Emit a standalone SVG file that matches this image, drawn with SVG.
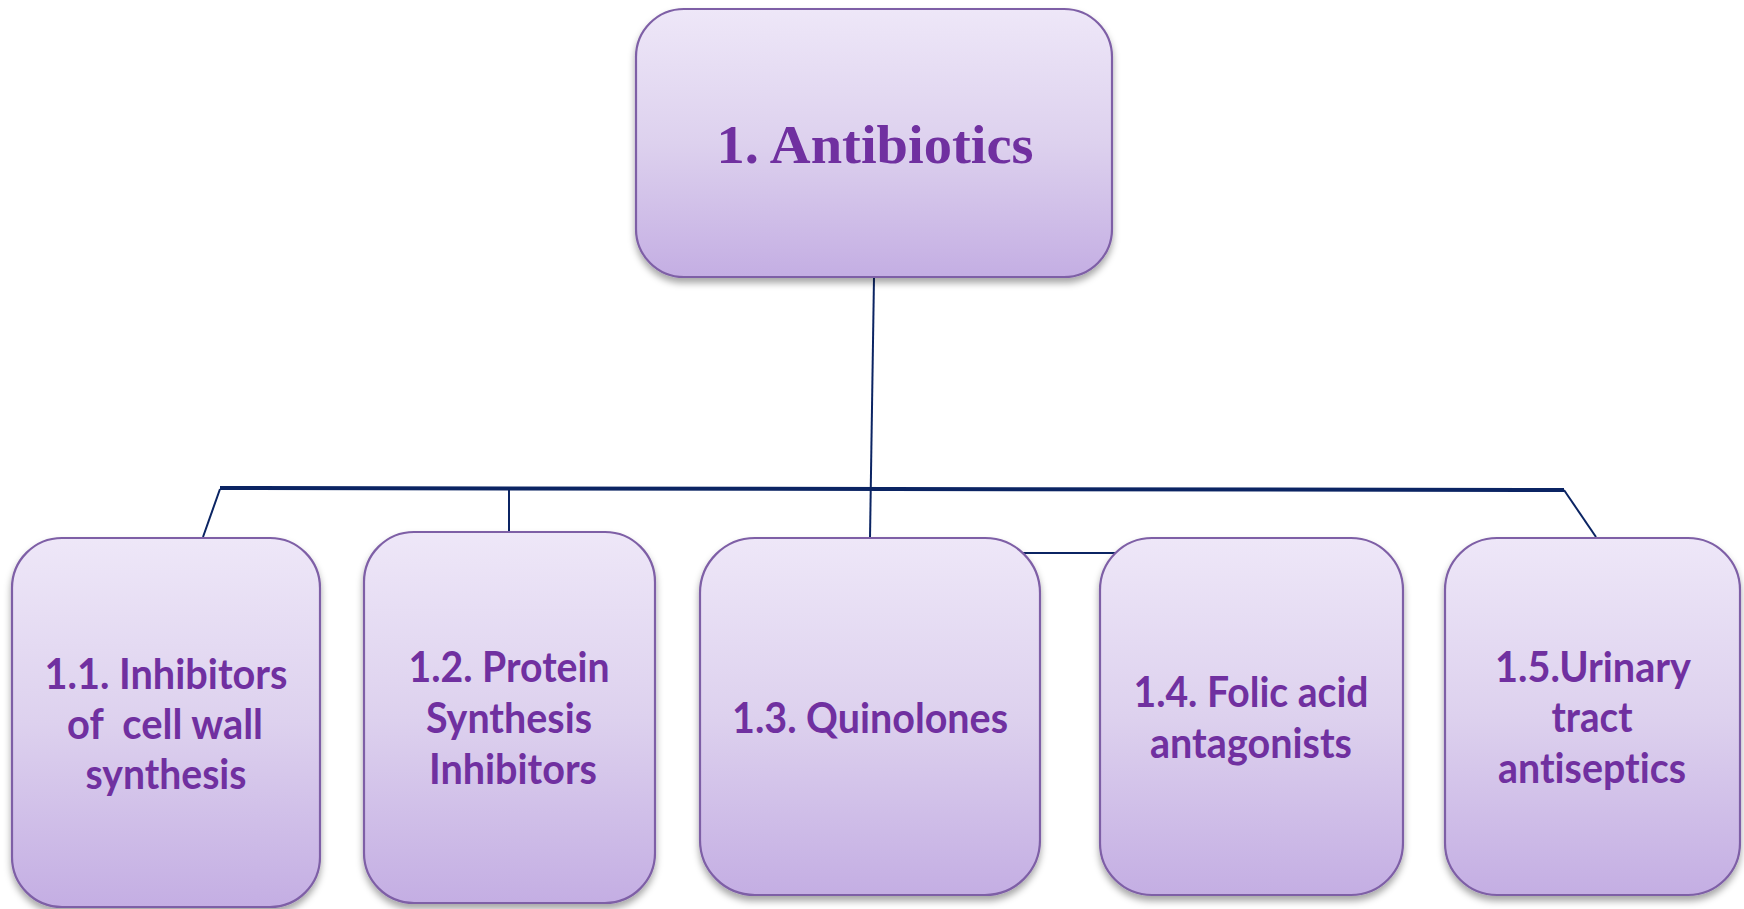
<svg xmlns="http://www.w3.org/2000/svg" width="1744" height="909" viewBox="0 0 1744 909">
  <defs>
    <linearGradient id="boxGrad" x1="0" y1="0" x2="0" y2="1">
      <stop offset="0" stop-color="#EEE7F8"/>
      <stop offset="0.5" stop-color="#DDD1EE"/>
      <stop offset="1" stop-color="#C4AEE3"/>
    </linearGradient>
    <filter id="shadow" x="-10%" y="-10%" width="120%" height="125%">
      <feDropShadow dx="0" dy="5" stdDeviation="3.5" flood-color="#000" flood-opacity="0.35"/>
    </filter>
  </defs>
  <style>
    .box { fill: url(#boxGrad); stroke: #7E5FA6; stroke-width: 2.2; filter: url(#shadow); }
    .lbl { font-family: "Lato", "Liberation Sans", sans-serif; font-weight: bold; font-size: 42px; fill: #7030A0; text-anchor: middle; font-variant-ligatures: none; }
    .title { font-family: "Liberation Serif", serif; font-weight: bold; font-size: 55px; fill: #7030A0; text-anchor: middle; }
    .conn { stroke: #0B2463; stroke-width: 2; fill: none; }
    .bar { stroke: #0B2463; stroke-width: 4; fill: none; }
  </style>
  <rect width="1744" height="909" fill="#FFFFFF"/>

  <g id="connectors">
    <line class="conn" x1="874" y1="277" x2="870" y2="538"/>
    <line class="bar" x1="220" y1="488" x2="1564" y2="490"/>
    <line class="conn" x1="220" y1="489" x2="203" y2="537"/>
    <line class="conn" x1="509" y1="489" x2="509" y2="532"/>
    <line class="conn" x1="1564" y1="490" x2="1596" y2="537"/>
    <line class="conn" x1="1021" y1="553" x2="1116" y2="553"/>
  </g>

  <g id="node-antibiotics">
    <rect class="box" x="636" y="9" width="476" height="268" rx="48" ry="48"/>
    <text class="title" x="875" y="163" textLength="317" lengthAdjust="spacingAndGlyphs">1. Antibiotics</text>
  </g>

  <g id="node-1-1">
    <rect class="box" x="12" y="538" width="308" height="369" rx="50" ry="50"/>
    <text class="lbl" x="166" y="689" textLength="243" lengthAdjust="spacingAndGlyphs">1.1. Inhibitors</text>
    <text class="lbl" x="165" y="739" textLength="196" lengthAdjust="spacingAndGlyphs" xml:space="preserve">of  cell wall</text>
    <text class="lbl" x="166" y="789" textLength="161" lengthAdjust="spacingAndGlyphs">synthesis</text>
  </g>

  <g id="node-1-2">
    <rect class="box" x="364" y="532" width="291" height="371" rx="50" ry="50"/>
    <text class="lbl" x="509" y="682" textLength="201" lengthAdjust="spacingAndGlyphs">1.2. Protein</text>
    <text class="lbl" x="509" y="733" textLength="166" lengthAdjust="spacingAndGlyphs">Synthesis</text>
    <text class="lbl" x="513" y="784" textLength="168" lengthAdjust="spacingAndGlyphs">Inhibitors</text>
  </g>

  <g id="node-1-3">
    <rect class="box" x="700" y="538" width="340" height="357" rx="55" ry="55"/>
    <text class="lbl" x="870" y="733" textLength="276" lengthAdjust="spacingAndGlyphs">1.3. Quinolones</text>
  </g>

  <g id="node-1-4">
    <rect class="box" x="1100" y="538" width="303" height="357" rx="52" ry="52"/>
    <text class="lbl" x="1251" y="707" textLength="235" lengthAdjust="spacingAndGlyphs">1.4. Folic acid</text>
    <text class="lbl" x="1251" y="758" textLength="202" lengthAdjust="spacingAndGlyphs">antagonists</text>
  </g>

  <g id="node-1-5">
    <rect class="box" x="1445" y="538" width="295" height="357" rx="52" ry="52"/>
    <text class="lbl" x="1593" y="682" textLength="196" lengthAdjust="spacingAndGlyphs">1.5.Urinary</text>
    <text class="lbl" x="1592" y="732" textLength="81" lengthAdjust="spacingAndGlyphs">tract</text>
    <text class="lbl" x="1592" y="783" textLength="188" lengthAdjust="spacingAndGlyphs">antiseptics</text>
  </g>
</svg>
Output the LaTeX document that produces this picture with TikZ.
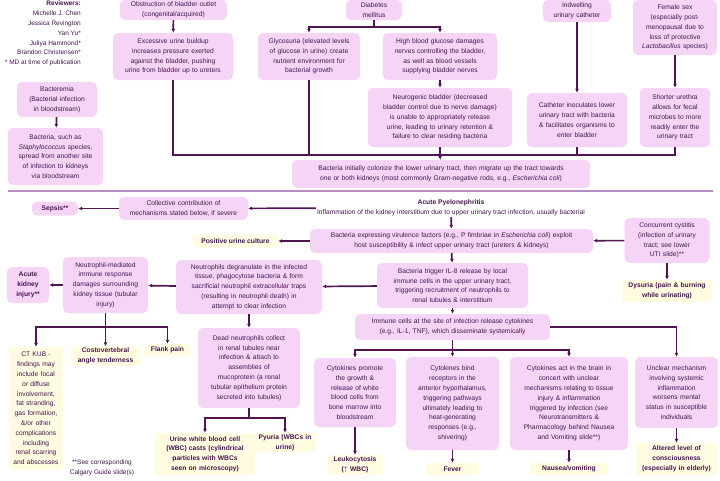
\documentclass[tikz,border=0pt]{standalone}
\usepackage{fontspec}
\setmainfont{Liberation Sans}
\usepackage{xcolor}
\usepackage{tikz}
\usetikzlibrary{
  arrows.meta,
  positioning,
  calc
}

\definecolor{boxpink}{RGB}{246,212,246}
\definecolor{findyellow}{RGB}{255,252,226}
\definecolor{inkpurple}{RGB}{70,20,80}
\definecolor{linepurple}{RGB}{80,22,82}
\definecolor{seppurple}{RGB}{185,140,195}

\begin{document}
\begin{tikzpicture}[
  x=1pt, y=-1pt,
  pinkbox/.style={
    fill=boxpink, rounded corners=5pt, align=center, text=inkpurple,
    inner xsep=3pt, inner ysep=2pt, font=\fontsize{6.7}{9.8}\selectfont
  },
  findbox/.style={
    fill=findyellow, rounded corners=2pt, align=center, text=inkpurple,
    inner xsep=3pt, inner ysep=1.5pt, font=\fontsize{6.7}{9.8}\selectfont\bfseries
  },
  flow/.style={draw=linepurple, line width=1.7pt, -{Latex[length=4pt, width=4pt]}},
  link/.style={draw=linepurple, line width=1.7pt},
  sepline/.style={draw=seppurple, line width=1.2pt}
]
  \useasboundingbox (0,0) rectangle (720,480);

  % reviewers
  \node[anchor=north east, align=right, text=inkpurple, inner sep=0pt,
        font=\fontsize{6.5}{9.8}\selectfont] (revs) at (81,1)
    {\textbf{Reviewers:}\\Michelle J. Chen\\Jessica Revington\\Yan Yu*\\Juliya Hammond*\\Brandon Christensen*\\* MD at time of publication};

  % risk factors
  \node[pinkbox, text width=101pt, minimum height=20pt] (obstr) at (173.5,10)
    {Obstruction of bladder outlet\\(congenital/acquired)};
  \node[pinkbox, text width=114pt, minimum height=47pt] (excess) at (173,56.5)
    {Excessive urine buildup\\increases pressure exerted\\against the bladder, pushing\\urine from bladder up to ureters};
  \node[pinkbox, text width=50pt, minimum height=20pt] (diabetes) at (374,10)
    {Diabetes\\mellitus};
  \node[pinkbox, text width=96pt, minimum height=47pt] (glyco) at (309,56.5)
    {Glycosuria (elevated levels\\of glucose in urine) create\\nutrient environment for\\bacterial growth};
  \node[pinkbox, text width=108pt, minimum height=47pt] (hbg) at (440,56.5)
    {High blood glucose damages\\nerves controlling the bladder,\\as well as blood vessels\\supplying bladder nerves};
  \node[pinkbox, text width=138pt, minimum height=59pt] (neuro) at (440,117.5)
    {Neurogenic bladder (decreased\\bladder control due to nerve damage)\\is unable to appropriately release\\urine, leading to urinary retention \&\\failure to clear residing bacteria};
  \node[pinkbox, text width=62pt, minimum height=22pt] (cath) at (577,11)
    {Indwelling\\urinary catheter};
  \node[pinkbox, text width=94pt, minimum height=54pt] (inoc) at (577,120)
    {Catheter inoculates lower\\urinary tract with bacteria\\\& facilitates organisms to\\enter bladder};
  \node[pinkbox, text width=78pt, minimum height=55pt] (female) at (675,27.5)
    {Female sex\\(especially post-\\menopausal due to\\loss of protective\\\textit{Lactobacillus} species)};
  \node[pinkbox, text width=64pt, minimum height=59pt] (urethra) at (675,117.5)
    {Shorter urethra\\allows for fecal\\microbes to more\\readily enter the\\urinary tract};
  \node[pinkbox, text width=74pt, minimum height=35pt] (bactm) at (57,99.5)
    {Bacteremia\\(Bacterial infection\\in bloodstream)};
  \node[pinkbox, text width=89pt, minimum height=57pt] (spread) at (55.5,156.5)
    {Bacteria, such as\\\textit{Staphylococcus} species,\\spread from another site\\of infection to kidneys\\via bloodstream};

  \draw[flow] (obstr) -- (excess);
  \draw[flow] (hbg) -- (neuro);
  \draw[flow] (cath) -- (inoc);
  \draw[flow] (female) -- (urethra);
  \draw[flow] (bactm) -- (spread);
  \coordinate (dmj) at (374,27);
  \draw[link] (diabetes) -- (dmj);
  \draw[flow] (dmj) -| (glyco);
  \draw[flow] (dmj) -| (hbg);

  % colonisation
  \node[pinkbox, text width=292pt, minimum height=28pt] (colon) at (441,174)
    {Bacteria initially colonize the lower urinary tract, then migrate up the tract towards\\one or both kidneys (most commonly Gram-negative rods, e.g., \textit{Escherichia coli})};
  \coordinate (bus) at (440,155);
  \draw[link] (excess.south) |- (bus);
  \draw[link] (urethra.south) |- (bus);
  \draw[link] (glyco.south) -- (glyco.south |- bus);
  \draw[link] (inoc.south) -- (inoc.south |- bus);
  \draw[link] (neuro.south) -- (bus);
  \draw[flow] (bus) -- (colon);

  \draw[sepline] (8,191) -- (713,191);

  % acute pyelonephritis
  \node[align=center, text=inkpurple, inner sep=1pt, font=\fontsize{6.7}{9.8}\selectfont] (pyelo) at (451,208)
    {\textbf{Acute Pyelonephritis}\\Inflammation of the kidney interstitium due to upper urinary tract infection, usually bacterial};
  \node[pinkbox, text width=123pt, minimum height=23pt] (collect) at (183.5,208.5)
    {Collective contribution of\\mechanisms stated below, if severe};
  \node[pinkbox, font=\fontsize{6.7}{9.8}\selectfont\bfseries, minimum width=46pt, minimum height=14pt] (sepsis) at (55,208.5)
    {Sepsis**};
  \draw[flow] (pyelo) -- (collect);
  \draw[flow] (collect) -- (sepsis);

  \node[pinkbox, text width=277pt, minimum height=24pt] (express) at (451.5,241)
    {Bacteria expressing virulence factors (e.g., P fimbriae in \textit{Escherichia coli}) exploit\\host susceptibility \& infect upper urinary tract (ureters \& kidneys)};
  \node[findbox, minimum width=85pt, minimum height=13pt] (posurine) at (235.5,241)
    {Positive urine culture};
  \node[pinkbox, text width=79pt, minimum height=45pt] (cystitis) at (667,240.5)
    {Concurrent cystitis\\(infection of urinary\\tract; see lower\\UTI slide)**};
  \node[findbox, text width=84pt, minimum height=22pt] (dysuria) at (667,291)
    {Dysuria (pain \& burning\\while urinating)};
  \draw[flow] (pyelo) -- (express);
  \draw[flow] (express) -- (posurine);
  \draw[flow] (cystitis) -- (express);
  \draw[flow] (cystitis) -- (dysuria);

  % neutrophils
  \node[pinkbox, text width=145pt, minimum height=45pt] (il8) at (452.5,285.5)
    {Bacteria trigger IL-8 release by local\\immune cells in the upper urinary tract,\\triggering recruitment of neutrophils to\\renal tubules \& interstitium};
  \node[pinkbox, text width=140pt, minimum height=54pt] (degran) at (249,287)
    {Neutrophils degranulate in the infected\\tissue, phagocytose bacteria \& form\\sacrificial neutrophil extracellular traps\\(resulting in neutrophil death) in\\attempt to clear infection};
  \node[pinkbox, text width=79pt, minimum height=56pt] (nmed) at (105.5,285)
    {Neutrophil-mediated\\immune response\\damages surrounding\\kidney tissue (tubular\\injury)};
  \node[pinkbox, font=\fontsize{6.7}{9.8}\selectfont\bfseries, text width=36pt, minimum height=36pt] (aki) at (28,285)
    {Acute\\kidney\\injury**};
  \draw[flow] (express) -- (il8);
  \draw[flow] (il8) -- (degran);
  \draw[flow] (degran) -- (nmed);
  \draw[flow] (nmed) -- (aki);

  \node[findbox, font=\fontsize{6.7}{9.8}\selectfont, text width=48pt, minimum height=123pt] (ctkub) at (36,408.5)
    {CT KUB -\\findings may\\include focal\\or diffuse\\involvement,\\fat stranding,\\gas formation,\\\&/or other\\complications\\including\\renal scarring\\and abscesses};
  \node[findbox, text width=64pt, minimum height=18pt] (cva) at (105.5,356)
    {Costovertebral\\angle tenderness};
  \node[findbox, minimum width=45pt, minimum height=12pt] (flank) at (167.5,350)
    {Flank pain};
  \coordinate (nmj) at (105.5,327);
  \draw[link] (nmed) -- (nmj);
  \draw[flow] (nmj) -| (ctkub);
  \draw[flow] (nmj) -- (cva);
  \draw[flow] (nmj) -| (flank);

  \node[align=center, text=inkpurple, inner sep=0pt, font=\fontsize{6.5}{9.8}\selectfont] (footnote) at (102,468)
    {**See corresponding\\Calgary Guide slide(s)};

  \node[pinkbox, text width=96pt, minimum height=80pt] (dead) at (249,368)
    {Dead neutrophils collect\\in renal tubules near\\infection \& attach to\\assemblies of\\mucoprotein (a renal\\tubular epithelium protein\\secreted into tubules)};
  \node[findbox, text width=94pt, minimum height=42pt] (casts) at (205,454)
    {Urine white blood cell\\(WBC) casts (cylindrical\\particles with WBCs\\seen on microscopy)};
  \node[findbox, text width=56pt, minimum height=19pt] (pyuria) at (285,442.5)
    {Pyuria (WBCs in\\urine)};
  \coordinate (dnj) at (249,418);
  \draw[flow] (degran) -- (dead);
  \draw[link] (dead) -- (dnj);
  \draw[flow] (dnj) -| (casts);
  \draw[flow] (dnj) -| (pyuria);

  % systemic cytokines
  \node[pinkbox, text width=189pt, minimum height=26pt] (immune) at (452.5,327)
    {Immune cells at the site of infection release cytokines\\(e.g., IL-1, TNF), which disseminate systemically};
  \node[pinkbox, text width=76pt, minimum height=69pt] (promote) at (355,392.5)
    {Cytokines promote\\the growth \&\\release of white\\blood cells from\\bone marrow into\\bloodstream};
  \node[findbox, text width=49pt, minimum height=20pt] (leuko) at (355,465)
    {Leukocytosis\\($\uparrow$ WBC)};
  \node[pinkbox, text width=87pt, minimum height=93pt] (bind) at (452.5,403.5)
    {Cytokines bind\\receptors in the\\anterior hypothalamus,\\triggering pathways\\ultimately leading to\\heat-generating\\responses (e.g.,\\shivering)};
  \node[findbox, minimum width=52pt, minimum height=12pt] (fever) at (452.5,469)
    {Fever};
  \node[pinkbox, text width=112pt, minimum height=93pt] (act) at (569,403.5)
    {Cytokines act in the brain in\\concert with unclear\\mechanisms relating to tissue\\injury \& inflammation\\triggered by infection (see\\Neurotransmitters \&\\Pharmacology behind Nausea\\and Vomiting slide**)};
  \node[findbox, minimum width=78pt, minimum height=12pt] (nausea) at (569,469)
    {Nausea/vomiting};
  \node[pinkbox, text width=77pt, minimum height=71pt] (unclear) at (676.5,392.5)
    {Unclear mechanism\\involving systemic\\inflammation\\worsens mental\\status in susceptible\\individuals};
  \node[findbox, text width=75pt, minimum height=32pt] (altered) at (676.5,459)
    {Altered level of\\consciousness\\(especially in elderly)};

  \coordinate (cyj) at (452.5,350);
  \draw[flow] (il8) -- (immune);
  \draw[link] (immune) -- (cyj);
  \draw[flow] (cyj) -| (promote);
  \draw[flow] (cyj) -- (bind);
  \draw[flow] (cyj) -| (act);
  \draw[flow] (immune.east) -| (unclear);
  \draw[flow] (promote) -- (leuko);
  \draw[flow] (bind) -- (fever);
  \draw[flow] (act) -- (nausea);
  \draw[flow] (unclear) -- (altered);
\end{tikzpicture}
\end{document}
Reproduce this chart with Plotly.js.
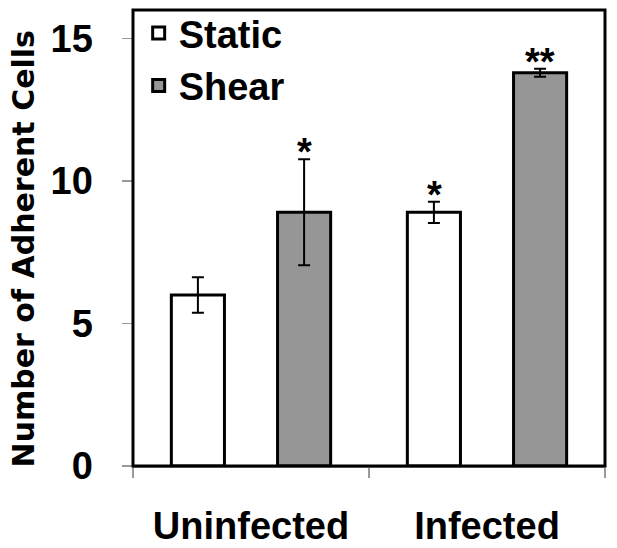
<!DOCTYPE html>
<html><head><meta charset="utf-8">
<script src="https://cdn.plot.ly/plotly-3.0.1.min.js"></script>
<style>body{margin:0;background:#fff}#c{width:617px;height:548px}</style>
</head><body><div id="c"></div>
<script>
const categories = ["Uninfected", "Infected"];
const staticVals = [6.0, 8.9];
const staticErr = [0.62, 0.37];
const shearVals = [8.9, 13.8];
const shearErr = [1.86, 0.14];
const staticMarks = ["", "*"];
const shearMarks = ["*", "**"];

const F = "Arial, 'Liberation Sans', sans-serif";
const traces = [
  {type:"bar", name:"Static", x:categories, y:staticVals,
   error_y:{type:"data", array:staticErr, visible:true, color:"#000", thickness:2, width:6},
   marker:{color:"#fff", line:{color:"#000", width:3}}},
  {type:"bar", name:"Shear", x:categories, y:shearVals,
   error_y:{type:"data", array:shearErr, visible:true, color:"#000", thickness:2, width:6},
   marker:{color:"#969696", line:{color:"#000", width:3}}}
];
const ann = [];
categories.forEach((c,i)=>{
  if (staticMarks[i]) ann.push({x:c, y:staticVals[i]+staticErr[i], xref:"x", yref:"y", xshift:-53, yshift:-16,
    text:"<b>"+staticMarks[i]+"</b>", showarrow:false, yanchor:"bottom", font:{family:F, size:38, color:"#000"}});
  if (shearMarks[i]) ann.push({x:c, y:shearVals[i]+shearErr[i], xref:"x", yref:"y", xshift:53, yshift:-16,
    text:"<b>"+shearMarks[i]+"</b>", showarrow:false, yanchor:"bottom", font:{family:F, size:38, color:"#000"}});
});
const layout = {
  width:617, height:548,
  margin:{l:133, r:12, t:10, b:82, autoexpand:false},
  paper_bgcolor:"#fff", plot_bgcolor:"#fff",
  barmode:"group", bargap:0.10, bargroupgap:0.5,
  showlegend:true,
  legend:{x:0.012, y:1.018, xanchor:"left", yanchor:"top", bgcolor:"rgba(0,0,0,0)",
    font:{family:F, size:38, color:"#000", weight:"bold"}, itemwidth:30, tracegroupgap:0},
  xaxis:{type:"category", showgrid:false, showline:true, linecolor:"#999", linewidth:1.5,
    ticks:"outside", tickson:"boundaries", ticklen:10, tickcolor:"#999", tickwidth:1.5,
    ticklabelstandoff:26, automargin:false,
    tickfont:{family:F, size:38, color:"#000", weight:"bold"}},
  yaxis:{range:[0,16], tickvals:[0,5,10,15], showgrid:false, zeroline:false, showline:true,
    linecolor:"#999", linewidth:1.5, ticks:"outside", ticklen:10, tickcolor:"#999", tickwidth:1.5,
    ticklabelstandoff:21, automargin:false,
    tickfont:{family:F, size:38, color:"#000", weight:"bold"}},
  annotations:ann.concat([{xref:"paper", yref:"paper", x:-0.232, y:0.476, xanchor:"center", yanchor:"middle",
    textangle:-90, showarrow:false, text:"<b>Number of Adherent Cells</b>",
    font:{family:"'DejaVu Sans', sans-serif", size:30, color:"#000"}}]),
  shapes:[{type:"rect", xref:"paper", yref:"paper", x0:0, x1:1, y0:0, y1:1, line:{color:"#000", width:3}}]
};
Plotly.newPlot("c", traces, layout, {staticPlot:true});
</script></body></html>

-- -- --

Reproduce, starting at the line containing "Output the LaTeX" and stopping after the line containing "J. Chen\\Jessica Revington\\Yan", each of those lines exactly and no others; leave pictures out.

Output the LaTeX document that produces this picture with TikZ.
\documentclass[tikz,border=0pt]{standalone}
\usepackage{fontspec}
\setmainfont{Liberation Sans}
\usepackage{xcolor}
\usepackage{tikz}
\usetikzlibrary{
  arrows.meta,
  positioning,
  calc
}

\definecolor{boxpink}{RGB}{246,212,246}
\definecolor{findyellow}{RGB}{255,252,226}
\definecolor{inkpurple}{RGB}{70,20,80}
\definecolor{linepurple}{RGB}{80,22,82}
\definecolor{seppurple}{RGB}{185,140,195}

\begin{document}
\begin{tikzpicture}[
  x=1pt, y=-1pt,
  pinkbox/.style={
    fill=boxpink, rounded corners=5pt, align=center, text=inkpurple,
    inner xsep=3pt, inner ysep=2pt, font=\fontsize{6.7}{9.8}\selectfont
  },
  findbox/.style={
    fill=findyellow, rounded corners=2pt, align=center, text=inkpurple,
    inner xsep=3pt, inner ysep=1.5pt, font=\fontsize{6.7}{9.8}\selectfont\bfseries
  },
  flow/.style={draw=linepurple, line width=1.7pt, -{Latex[length=4pt, width=4pt]}},
  link/.style={draw=linepurple, line width=1.7pt},
  sepline/.style={draw=seppurple, line width=1.2pt}
]
  \useasboundingbox (0,0) rectangle (720,480);

  % reviewers
  \node[anchor=north east, align=right, text=inkpurple, inner sep=0pt,
        font=\fontsize{6.5}{9.8}\selectfont] (revs) at (81,1)
    {\textbf{Reviewers:}\\Michelle J. Chen\\Jessica Revington\\Yan Yu*\\Juliya Hammond*\\Brandon Christensen*\\* MD at time of publication};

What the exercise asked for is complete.